# Accessible blocks with whiskers

In Section 4 of the paper Cohen-Macaulay binomial edge ideals of small graphs by Davide Bolognini, Antonio Macchia, Giancarlo Rinaldo and Francesco Strazzanti, we prove

**Theorem**. Let \(G\) be one of the following

- A graph with \(|V(G)|\leq 15\);
- \(G=\bar{B}\) a block with whiskers where \(|V(B)|= 11\).

Then the conditions below are equivalent:

- \(R/J_G\) is Cohen-Macaulay;
- \(J_G\) is strongly unmixed;
- \(R/J_G\) satisfies Serre's \(S_2\)-condition;
- \(G\) is accessible.

A key tool for the proof of this result is the following

**Algorithm**

We refer to Section 4 of the article for the notation and for an in-depth description of the algorithm. Here we describe the implementation through some examples, we show how to install the software and the computational results.

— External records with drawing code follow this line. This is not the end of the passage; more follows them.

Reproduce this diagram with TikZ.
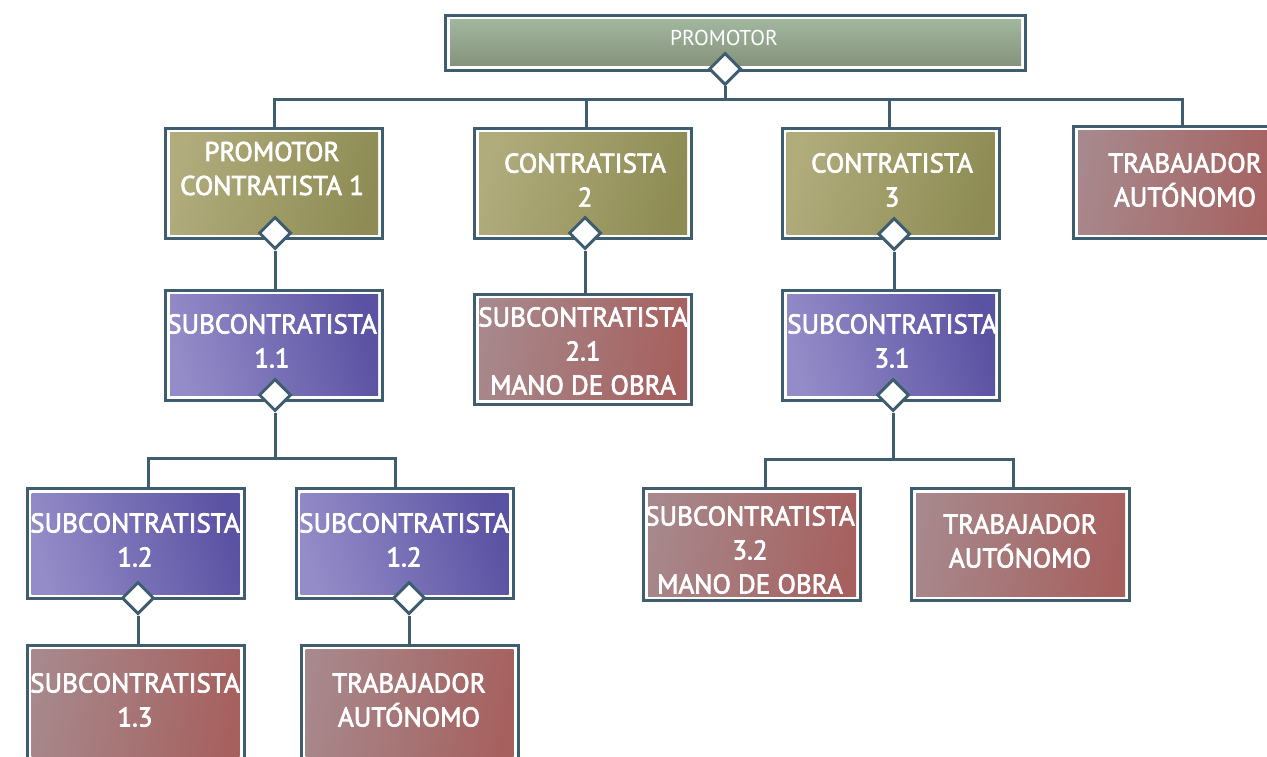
\documentclass[tikz,border=0pt]{standalone}
\usepackage{fontspec}
\setmainfont{PT Sans}
\newfontfamily\boxfont{PT Sans}[FakeBold=2.6]
\usetikzlibrary{shapes.geometric,calc,backgrounds}
\definecolor{ln}{RGB}{62,94,112}
\definecolor{olL}{RGB}{176,172,124}
\definecolor{olR}{RGB}{142,140,84}
\definecolor{puL}{RGB}{148,140,200}
\definecolor{puR}{RGB}{90,82,162}
\definecolor{reL}{RGB}{167,136,140}
\definecolor{reR}{RGB}{166,96,94}
\definecolor{grT}{RGB}{164,185,161}
\definecolor{grB}{RGB}{131,143,121}
\tikzset{
  conn/.style={draw=ln, line width=3pt},
  box/.style={rectangle, draw=ln, line width=3pt, fill=white, inner sep=0pt,
    minimum width=217pt, minimum height=110pt},
  olivebox/.style={box, path picture={\shade[left color=olL, right color=olR, shading angle=75]
    ($(path picture bounding box.south west)+(4.5pt,4.5pt)$) rectangle ($(path picture bounding box.north east)+(-4.5pt,-4.5pt)$);}},
  purplebox/.style={box, path picture={\shade[left color=puL, right color=puR, shading angle=105]
    ($(path picture bounding box.south west)+(4.5pt,4.5pt)$) rectangle ($(path picture bounding box.north east)+(-4.5pt,-4.5pt)$);}},
  redbox/.style={box, path picture={\shade[left color=reL, right color=reR, shading angle=80]
    ($(path picture bounding box.south west)+(4.5pt,4.5pt)$) rectangle ($(path picture bounding box.north east)+(-4.5pt,-4.5pt)$);}},
  greenbox/.style={box, minimum width=580pt, minimum height=55pt, path picture={\shade[top color=grT, bottom color=grB]
    ($(path picture bounding box.south west)+(4.5pt,4.5pt)$) rectangle ($(path picture bounding box.north east)+(-4.5pt,-4.5pt)$);}},
  dia/.style={diamond, draw=ln, line width=3pt, fill=white, inner sep=0pt, aspect=1,
    minimum width=32pt, minimum height=32pt},
  txt/.style={text=white, align=center, inner sep=0pt, font=\boxfont\fontsize{27}{34}\selectfont},
  toptxt/.style={text=white, align=center, inner sep=0pt, font=\fontsize{21.5}{26}\selectfont},
}
\begin{document}
\begin{tikzpicture}[x=1pt,y=-1pt]
\useasboundingbox (0,0) rectangle (1267,757);
% boxes
\node[greenbox] (top) at (735.5,43) {};
\node[olivebox] (pc1) at (274,183.5) {};
\node[olivebox] (c2) at (583,183.5) {};
\node[olivebox] (c3) at (890.5,183.5) {};
\node[redbox, minimum height=112pt] (ta1) at (1182,182.5) {};
\node[purplebox] (s11) at (274,345) {};
\node[redbox] (s21) at (583,349) {};
\node[purplebox] (s31) at (891,345) {};
\node[purplebox] (s12a) at (135.5,543.5) {};
\node[purplebox] (s12b) at (404.5,543.5) {};
\node[redbox, minimum height=120pt] (s13) at (135.5,705) {};
\node[redbox, minimum height=120pt] (ta2) at (409.5,705) {};
\node[redbox, minimum height=112pt] (s32) at (752,544.5) {};
\node[redbox, minimum width=218pt, minimum height=112pt] (ta3) at (1020.5,544.5) {};
% texts
\node[toptxt] (ttop) at (724,38) {PROMOTOR};
\node[txt] (tpc1) at (272,168.5) {PROMOTOR\\CONTRATISTA 1};
\node[txt] (tc2) at (585,180) {CONTRATISTA\\2};
\node[txt] (tc3) at (892,180) {CONTRATISTA\\3};
\node[txt] (tta1) at (1185,180) {TRABAJADOR\\AUTÓNOMO};
\node[txt] (ts11) at (272,341) {SUBCONTRATISTA\\1.1};
\node[txt] (ts21) at (583,351) {SUBCONTRATISTA\\2.1\\MANO DE OBRA};
\node[txt] (ts31) at (892,341) {SUBCONTRATISTA\\3.1};
\node[txt] (ts12a) at (135,540) {SUBCONTRATISTA\\1.2};
\node[txt] (ts12b) at (404,540) {SUBCONTRATISTA\\1.2};
\node[txt] (ts13) at (135,700) {SUBCONTRATISTA\\1.3};
\node[txt] (tta2) at (409,700) {TRABAJADOR\\AUTÓNOMO};
\node[txt] (ts32) at (750,550) {SUBCONTRATISTA\\3.2\\MANO DE OBRA};
\node[txt] (tta3) at (1020,541) {TRABAJADOR\\AUTÓNOMO};
% diamonds
\node[dia] (dtop) at (725,69) {};
\node[dia] (d1) at (275,233) {};
\node[dia] (d2) at (585,233) {};
\node[dia] (d3) at (894,234) {};
\node[dia] (d11) at (275,395) {};
\node[dia] (d31) at (893,395) {};
\node[dia] (d12a) at (138,598) {};
\node[dia] (d12b) at (409,598) {};
% bus coordinates
\coordinate (bus0) at (0,100);
\coordinate (bus1) at (0,458);
\coordinate (bus3) at (0,459);
\coordinate (p12a) at ([xshift=12.5pt]s12a.north);
\coordinate (p12b) at ([xshift=-9.5pt]s12b.north);
\coordinate (p32) at ([xshift=13pt]s32.north);
\coordinate (pta3) at ([xshift=-7.5pt]ta3.north);
\coordinate (pc2) at ([xshift=3pt]c2.north);
\coordinate (pc3) at ([xshift=-1.5pt]c3.north);
% connectors behind the boxes
\begin{scope}[on background layer]
\draw[conn] (pc1.north) |- (ta1.north |- bus0) -- (ta1.north);
\draw[conn] (pc2) -- (pc2 |- bus0);
\draw[conn] (pc3) -- (pc3 |- bus0);
\draw[conn] (dtop.south) -- (dtop.south |- bus0);
\draw[conn] (d1.south) -- (d1.south |- s11.north);
\draw[conn] (d2.south) -- (d2.south |- s21.north);
\draw[conn] (d3.south) -- (d3.south |- s31.north);
\draw[conn] (d11.south) -- (d11.south |- bus1);
\draw[conn] (p12a) |- (p12b |- bus1) -- (p12b);
\draw[conn] (d31.south) -- (d31.south |- bus3);
\draw[conn] (p32) |- (pta3 |- bus3) -- (pta3);
\draw[conn] (d12a.south) -- (d12a.south |- s13.north);
\draw[conn] (d12b.south) -- (d12b.south |- ta2.north);
\end{scope}
\end{tikzpicture}
\end{document}
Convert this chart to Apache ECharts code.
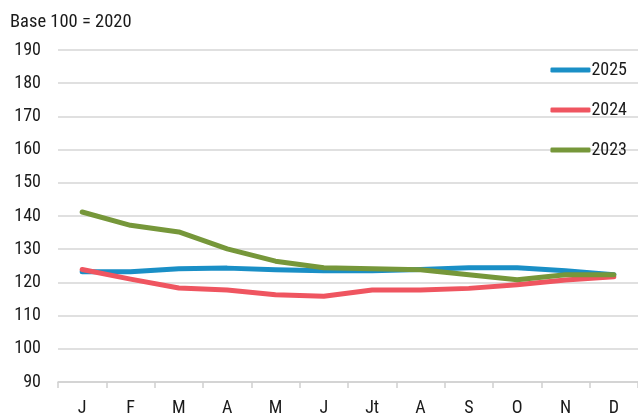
<!DOCTYPE html>
<html><head><meta charset="utf-8">
<script src="https://cdn.jsdelivr.net/npm/echarts@6/dist/echarts.min.js"></script>
<style>html,body{margin:0;padding:0;background:#fff}#c{width:638px;height:417px}</style>
</head><body><div id="c"></div>
<script>
const months = ['J','F','M','A','M','J','Jt','A','S','O','N','D'];
const s2025 = [123.2,123.2,124.1,124.3,123.8,123.5,123.5,123.9,124.4,124.4,123.5,122.3];
const s2024 = [123.9,121.0,118.3,117.7,116.3,115.8,117.7,117.7,118.2,119.3,120.7,121.7];
const s2023 = [141.2,137.2,135.2,130.1,126.4,124.4,124.1,123.8,122.3,120.8,122.3,122.3];
const yTicks = [90,190,10]; // min, max, interval
const font = "'Liberation Sans Narrow','Roboto Condensed',Roboto,sans-serif";
const chart = echarts.init(document.getElementById('c'));
const mk = (name, data, color) => ({
  name, type:'line', data, symbol:'none', smooth:false,
  lineStyle:{width:5, color, cap:'round', join:'round'}, itemStyle:{color}
});
chart.setOption({
  animation:false,
  title:{text:'Base 100 = 2020', left:5, top:8, textStyle:{fontFamily:font, fontSize:18.5, fontWeight:'normal', color:'#1a1a1a'}},
  legend:{orient:'vertical', right:6, top:56, itemGap:22, itemWidth:40, itemHeight:5, icon:'roundRect',
    textStyle:{fontFamily:font, fontSize:18, color:'#1a1a1a', padding:[0,0,0,-4]},
    data:['2025','2024','2023']},
  grid:{left:58, right:0, top:50, bottom:35},
  xAxis:{type:'category', data:months, boundaryGap:true,
    axisLine:{lineStyle:{color:'#d0d0d0', width:1.5}},
    axisTick:{show:true, length:6, lineStyle:{color:'#d0d0d0', width:1.5}},
    axisLabel:{fontFamily:font, fontSize:18, color:'#1a1a1a', margin:17}},
  yAxis:{type:'value', min:yTicks[0], max:yTicks[1], interval:yTicks[2],
    axisLine:{show:false}, axisTick:{show:false},
    splitLine:{lineStyle:{color:'#d6d6d6', width:1.5}},
    axisLabel:{fontFamily:font, fontSize:18, color:'#1a1a1a', margin:17}},
  series:[mk('2025',s2025,'#1a8fc6'), mk('2024',s2024,'#ef5560'), mk('2023',s2023,'#76973a')]
});
</script></body></html>
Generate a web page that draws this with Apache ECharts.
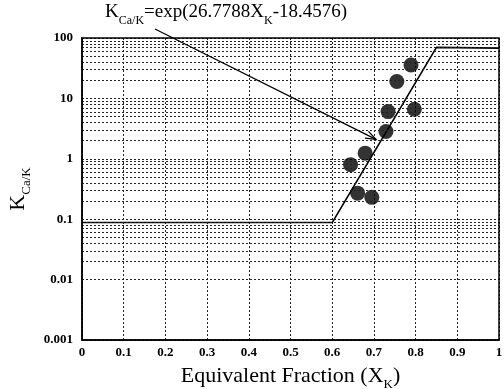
<!DOCTYPE html>
<html>
<head>
    <meta charset="utf-8">
    <title>K Ca/K</title>
    <script src="https://cdn.jsdelivr.net/npm/echarts@6/dist/echarts.min.js"></script>
</head>
<body style="margin:0">
    <div id="main" style="width: 504px;height:389px;"></div>
    <script type="text/javascript">
        // model line (flat - exponential - flat)
        var lineX = [0, 0.6, 0.85, 1];
        var lineY = [0.088, 0.088, 70, 68];
        // measured points
        var ptX = [0.789, 0.755, 0.797, 0.734, 0.729, 0.679, 0.644, 0.661, 0.695];
        var ptY = [35.8, 19, 6.6, 6.05, 2.83, 1.24, 0.80, 0.27, 0.23];
        // axis ticks
        var xTicks = ['0', '0.1', '0.2', '0.3', '0.4', '0.5', '0.6', '0.7', '0.8', '0.9', '1'];
        var yTicks = ['0.001', '0.01', '0.1', '1', '10', '100'];
        // arrow annotation (data space): from label to the line
        var arrowFrom = [0.175, 141];
        var arrowTo = [0.705, 2.1];

        var serif = '"Liberation Serif", "DejaVu Serif", serif';

        // minor log grid lines 2..9 in each decade
        var minor = [];
        for (var d = 0; d < yTicks.length - 1; d++) {
            for (var k = 2; k <= 9; k++) {
                minor.push({ yAxis: parseFloat(yTicks[d]) * k });
            }
        }

        var gridLine = { color: '#222', type: [2, 2], width: 1 };

        var myChart = echarts.init(document.getElementById('main'));

        var option = {
            animation: false,
            backgroundColor: '#fff',
            grid: { left: 82, right: 5, top: 38, bottom: 49, show: false, outerBoundsMode: 'none', containLabel: false },
            xAxis: {
                type: 'value', min: 0, max: 1, interval: 0.1,
                axisLine: { show: true, lineStyle: { color: '#000', width: 1.5 } },
                axisTick: { show: false },
                axisLabel: {
                    color: '#000', fontFamily: serif, fontWeight: 'bold', fontSize: 13, margin: 6,
                    formatter: function (v) { return xTicks[Math.round(v * 10)]; }
                },
                splitLine: { show: true, lineStyle: gridLine },
                name: '{a|Equivalent Fraction (X}{s|K}{a|)}',
                nameLocation: 'middle', nameGap: 21,
                nameTextStyle: {
                    rich: {
                        a: { fontFamily: serif, fontSize: 22, color: '#000' },
                        s: { fontFamily: serif, fontSize: 13, color: '#000', padding: [17, 0, 0, 0] }
                    }
                }
            },
            yAxis: {
                type: 'log', logBase: 10, min: 0.001, max: 100,
                axisLine: { show: true, lineStyle: { color: '#000', width: 1.5 } },
                axisTick: { show: false },
                axisLabel: {
                    color: '#000', fontFamily: serif, fontWeight: 'bold', fontSize: 13, margin: 9,
                    formatter: function (v) { return String(parseFloat(v.toPrecision(1))); }
                },
                splitLine: { show: true, lineStyle: gridLine },
                name: '{a|K}{s|Ca/K}',
                nameLocation: 'middle', nameGap: 44, nameRotate: 90,
                nameTextStyle: {
                    rich: {
                        a: { fontFamily: serif, fontSize: 22, color: '#000' },
                        s: { fontFamily: serif, fontSize: 13, color: '#000', padding: [17, 0, 0, 0] }
                    }
                }
            },
            series: [
                {
                    type: 'line',
                    data: [],
                    silent: true,
                    markLine: {
                        silent: true, symbol: ['none', 'none'], animation: false,
                        label: { show: false },
                        lineStyle: gridLine,
                        data: minor
                    }
                },
                {
                    type: 'line',
                    data: lineX.map(function (x, i) { return [x, lineY[i]]; }),
                    symbol: 'none',
                    lineStyle: { color: '#000', width: 1.6 },
                    z: 3
                },
                {
                    type: 'scatter',
                    data: ptX.map(function (x, i) { return [x, ptY[i]]; }),
                    symbolSize: 15,
                    itemStyle: { color: '#000' },
                    z: 4
                }
            ]
        };

        myChart.setOption(option);

        // frame, equation label and arrow
        var p0 = myChart.convertToPixel({ gridIndex: 0 }, arrowFrom);
        var p1 = myChart.convertToPixel({ gridIndex: 0 }, arrowTo);
        var ang = Math.atan2(p1[1] - p0[1], p1[0] - p0[0]);
        var hl = 11, hw = 0.35;
        var h1 = [p1[0] - hl * Math.cos(ang - hw), p1[1] - hl * Math.sin(ang - hw)];
        var h2 = [p1[0] - hl * Math.cos(ang + hw), p1[1] - hl * Math.sin(ang + hw)];

        myChart.setOption({
            graphic: [
                {
                    type: 'rect', z: 10, silent: true,
                    shape: { x: 82, y: 38, width: 417, height: 302 },
                    style: { fill: 'none', stroke: '#000', lineWidth: 1.5 }
                },
                {
                    type: 'line', z: 10, silent: true,
                    shape: { x1: p0[0], y1: p0[1], x2: p1[0], y2: p1[1] },
                    style: { stroke: '#000', lineWidth: 1.3 }
                },
                {
                    type: 'polyline', z: 10, silent: true,
                    shape: { points: [h1, p1, h2] },
                    style: { stroke: '#000', lineWidth: 1.3, fill: 'none' }
                },
                {
                    type: 'text', z: 10, left: 105, top: 3,
                    style: {
                        text: '{a|K}{s|Ca/K}{a|=exp(26.7788X}{s|K}{a|-18.4576)}',
                        rich: {
                            a: { fontFamily: serif, fontSize: 19, fill: '#000' },
                            s: { fontFamily: serif, fontSize: 12, fill: '#000', padding: [16, 0, 0, 0] }
                        }
                    }
                }
            ]
        });
    </script>
</body>
</html>
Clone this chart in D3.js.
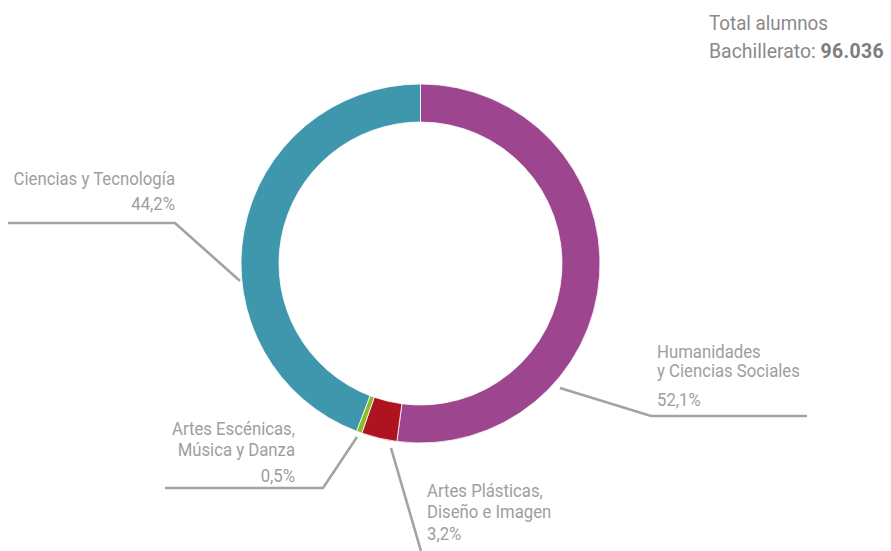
<!DOCTYPE html>
<html><head><meta charset="utf-8">
<script src="https://cdn.jsdelivr.net/npm/d3@7"></script>
<style>
html,body{margin:0;padding:0;background:#fff;}
text{font-family:"Roboto","Liberation Sans",sans-serif;}
</style></head>
<body><svg id="c" width="891" height="551"></svg>
<script>
const categories = ["Humanidades y Ciencias Sociales","Artes Plásticas, Diseño e Imagen","Artes Escénicas, Música y Danza","Ciencias y Tecnología"];
const values = [52.1, 3.2, 0.5, 44.2];
const valueLabels = ["52,1%","3,2%","0,5%","44,2%"];
const labelLines = [["Humanidades","y Ciencias Sociales"],["Artes Plásticas,","Diseño e Imagen"],["Artes Escénicas,","Música y Danza"],["Ciencias y Tecnología"]];
const colors = ["#9d458f","#ad141f","#8cbd24","#3f97ae"];
const totalLabel = ["Total alumnos","Bachillerato: "];
const totalValue = "96.036";

// layout (annotation geometry, not data)
const cx = 420.5, cy = 263.5, R = 179.5, r = 141.5;
const layout = [
  {line:[[560,388],[651,416],[807,416]], x:657, anchor:"start", ys:[358,377], vy:406},
  {line:[[391,448],[421,551]], x:427, anchor:"start", ys:[497,518], vy:540},
  {line:[[357,437],[323,488],[165,488]], x:295, anchor:"end", ys:[435,456], vy:482},
  {line:[[240,281],[175,223],[8,223]], x:175, anchor:"end", ys:[185], vy:210}
];

const svg = d3.select("#c");
const g = svg.append("g").attr("transform",`translate(${cx},${cy})`);
const pie = d3.pie().sort(null).value(d=>d).startAngle(0).endAngle(2*Math.PI);
const arc = d3.arc().innerRadius(r).outerRadius(R);
g.selectAll("path").data(pie(values)).join("path")
  .attr("d",arc).attr("fill",(d,i)=>colors[i])
  .attr("stroke","#fff").attr("stroke-width",0.8);

function addText(x,y,anchor,size,sx,fill){
  return svg.append("g").attr("transform",`translate(${x},${y}) scale(${sx},1)`)
    .append("text").attr("text-anchor",anchor).attr("font-size",size).attr("fill",fill);
}

const line = d3.line();
const txt = "#9e9e9e";
layout.forEach((L,i)=>{
  svg.append("path").attr("d",line(L.line)).attr("fill","none")
    .attr("stroke","#a3a3a3").attr("stroke-width",2.6);
  labelLines[i].forEach((s,j)=>{
    addText(L.x,L.ys[j],L.anchor,18,0.93,txt).text(s);
  });
  addText(L.x,L.vy,L.anchor,18,0.93,txt).text(valueLabels[i]);
});

addText(709,30,"start",21,0.895,"#8a8a8a").text(totalLabel[0]);
const t2 = addText(709,58,"start",21,0.925,"#8a8a8a");
t2.append("tspan").text(totalLabel[1]);
t2.append("tspan").attr("font-weight","bold").attr("fill","#7d7d7d").attr("letter-spacing",0.4).text(totalValue);
</script></body></html>
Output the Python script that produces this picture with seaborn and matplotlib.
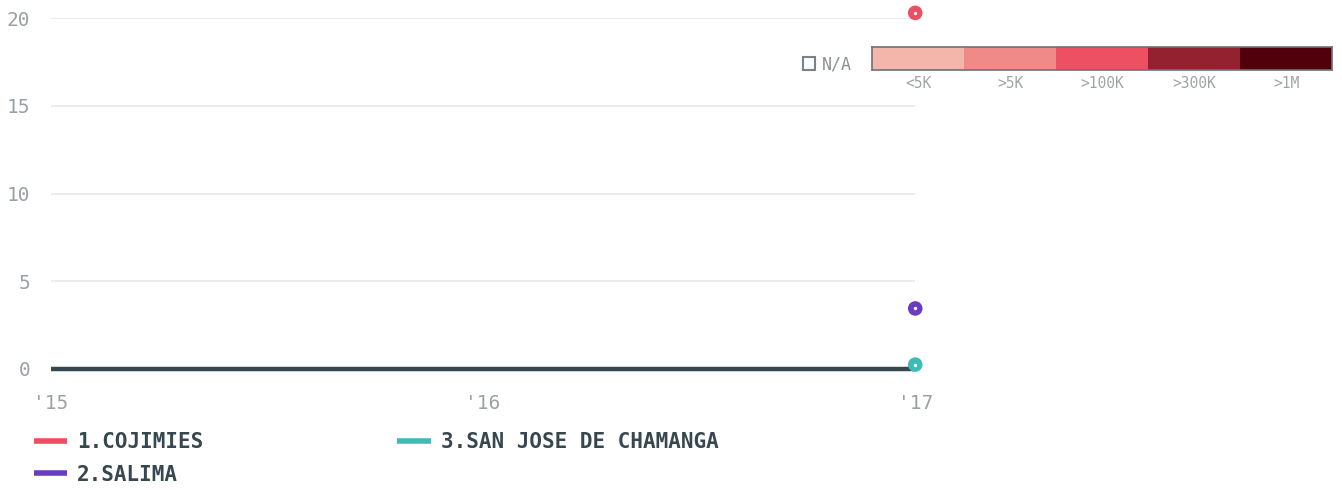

All the computations shown here have been performed using a laptop with a Celeron i5 CPU and Ubuntu 22.04 operating system.

## Implementation of the algorithm

We choose the inputs \(n\) and \(k\), for instance \(n=5\) and \(k=4\).

### Line 2: Generation of the blocks

The first tool we used is Nauty, which generates all non-isomorphic graphs with a given number of vertices and outputs them in a *string* format.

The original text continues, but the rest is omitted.